The debate over pit bulls has been reignited after a four-year-old girl was attacked in Cole Harbour, N.S. on the weekend.

The girl’s father wants to see the dog destroyed, but some dog owners worry the attack is painting pit bulls with the same brush.

Janet Chernin owns a dog daycare. She says the incident should be looked at as a dog issue, and not a breed issue.

“People forget that Helen Keller’s dog was a pit bull terrier,” says Chernin, who owns an American Bulldog - pit bull mix.

The little girl is recovering in hospital after being bitten by the American Staffordshire Terrier - pit bull mix, but the fate of the dog is still unclear.

Cole Harbour RCMP responded to the call at a home on Arklow Drive shortly after 1 p.m. Sunday.

“Basically what I was told was she bent down to pet it a little and the dog snapped and bit her,” says Martin Geertsema, the girl’s father.

The little girl is now recovering after undergoing surgery.

“She has some nerve damage to the eyebrow,” says Geertsema. “They don’t know if that nerve will come back. It was basically severed in two locations.”

Geertsema says his daughter was with a family friend while visiting the home in Cole Harbour. The dog was supposed to be locked in a room but it got out.

Owner Natasha Parker says it was the first time her dog, Sausha, had bitten anyone.

“I’m shocked. I feel bad for the little girl,” says Parker. “I hope she’s doing alright.”

Today, the girl received a rabies shot as a precaution.

Geertsema says the dog should be destroyed and believes stricter regulations are needed.

“It’s not just the dog, it’s also the dog owner who is responsible,” says Geertsema. “Not to say this particular owner was negligent, but this particular breed requires an owner who is knowledgeable about that dog.”

Coun. Gloria McCluskey isn’t calling for a ban on the breed, but she agrees that mandatory training is needed for pit bull owners.

“It’s a serious situation and it’s time we looked into this,” says McCluskey.

“Some of them are probably lovely dogs, but there’s a history of pit bulls attacking humans and other dogs.”

Animal trainer Susan Jordan says children and dogs can mix, with the right supervision.

“All dogs can bite. Certainly, the bigger the dog, the bigger the mouth, so potentially the greater amount of possible damage that their jaws can do,” says Jordan.

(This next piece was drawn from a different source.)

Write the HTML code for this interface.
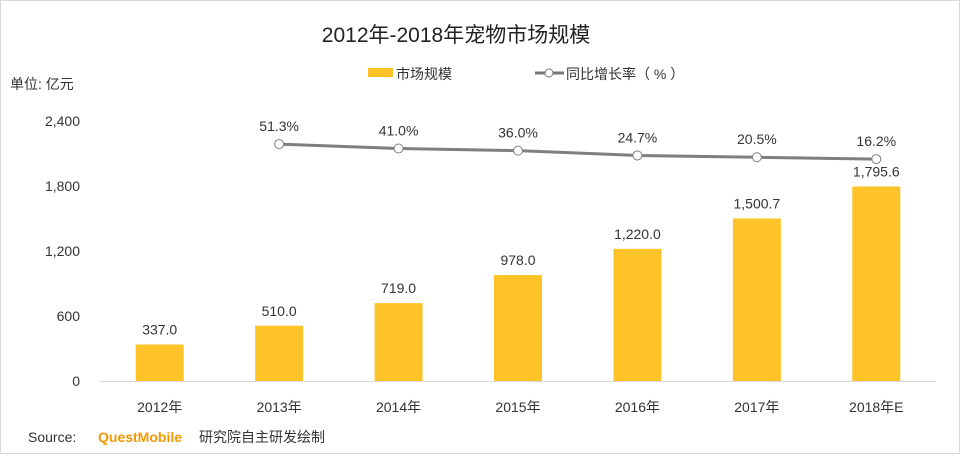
<!DOCTYPE html>
<html><head><meta charset="utf-8"><style>
html,body{margin:0;padding:0;background:#fff}
body{width:960px;height:454px;overflow:hidden;font-family:"Liberation Sans","Noto Sans CJK SC",sans-serif}
</style></head><body>
<svg id="c" width="960" height="454" xmlns="http://www.w3.org/2000/svg" style="font-family:'Liberation Sans','Noto Sans CJK SC',sans-serif">
<rect x="0.5" y="0.5" width="959" height="453" fill="#fff" stroke="#d9d9d9"/>
<text x="456" y="42" text-anchor="middle" font-size="21" fill="#222">2012年-2018年宠物市场规模</text>
<text x="10" y="89" font-size="14" fill="#333">单位: 亿元</text>
<g>
<rect x="368" y="68" width="25" height="9" fill="#FFC32A"/>
<text x="396" y="79" font-size="14" fill="#333">市场规模</text>
<line x1="535" y1="73" x2="564" y2="73" stroke="#777" stroke-width="3"/>
<circle cx="549" cy="73" r="4" fill="#fff" stroke="#777"/>
<text x="566" y="79" font-size="14" fill="#333">同比增长率（ % ）</text>
</g>
<g id="plot"></g>
<text x="28" y="442" font-size="14" fill="#333">Source:</text>
<text x="98" y="442" font-size="14" font-weight="bold" fill="#F39800">QuestMobile</text>
<text x="199" y="442" font-size="14" fill="#333">研究院自主研发绘制</text>
</svg>
<script>
const categories=["2012年","2013年","2014年","2015年","2016年","2017年","2018年E"];
const marketValues=[337.0,510.0,719.0,978.0,1220.0,1500.7,1795.6];
const growthRates=[null,51.3,41.0,36.0,24.7,20.5,16.2];
const yTicks=[0,600,1200,1800,2400];
const NS="http://www.w3.org/2000/svg";
const g=document.getElementById('plot');
const x0=100,x1=936,y0=381,yTop=121;
const band=(x1-x0)/categories.length;
const xc=i=>x0+band*(i+0.5);
const y=v=>y0-(v/2400)*(y0-yTop);
const y2=v=>166-v*0.427;
function mk(t,a){const e=document.createElementNS(NS,t);for(const k in a)e.setAttribute(k,a[k]);g.appendChild(e);return e;}
const fmt=(v,d)=>v.toLocaleString('en-US',{minimumFractionDigits:d,maximumFractionDigits:d});
yTicks.forEach(t=>{
 const e=mk('text',{x:80,y:y(t)+5,'text-anchor':'end','font-size':14,fill:'#333'});
 e.textContent=fmt(t,0);
 
 
});
const ax=mk('line',{x1:x0,y1:y0+0.5,x2:x1,y2:y0+0.5,stroke:'#d9d9d9'});


marketValues.forEach((v,i)=>{
 const b=mk('rect',{x:xc(i)-24,y:y(v),width:48,height:y0-y(v),fill:'#FFC32A'});
 
 
 const l=mk('text',{x:xc(i),y:y(v)-10,'text-anchor':'middle','font-size':14,fill:'#333'});
 l.textContent=fmt(v,1);
 
 
 const c=mk('text',{x:xc(i),y:412,'text-anchor':'middle','font-size':14,fill:'#333'});
 c.textContent=categories[i];
 
 
});
const pts=growthRates.map((v,i)=>v==null?null:[xc(i),y2(v)]).filter(p=>p);
const pl=mk('polyline',{points:pts.map(p=>p.join(',')).join(' '),fill:'none',stroke:'#7f7f7f','stroke-width':3});


growthRates.forEach((v,i)=>{
 if(v==null)return;
 const c=mk('circle',{cx:xc(i),cy:y2(v),r:4.5,fill:'#fff',stroke:'#7f7f7f'});
 
 
 const l=mk('text',{x:xc(i),y:y2(v)-13,'text-anchor':'middle','font-size':14,fill:'#333'});
 l.textContent=v.toFixed(1)+'%';
 
 
});
</script>
</body></html>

“But it is more about socialization and training than it is about really getting caught in what breed it was.”

Chernin agrees, and believes training should be mandatory for all dog owners – not just owners of pit bulls.

“Children can move very, very quickly and make inappropriate motions to a dog, and a dog can also react very quickly if they feel threatened,” says Chernin.

The dog was seized by animal services officers Monday.

It will be quarantined, observed, and assessed for ten days to determine its risk to the public.

Animal control officers will then decide what happens to Sausha.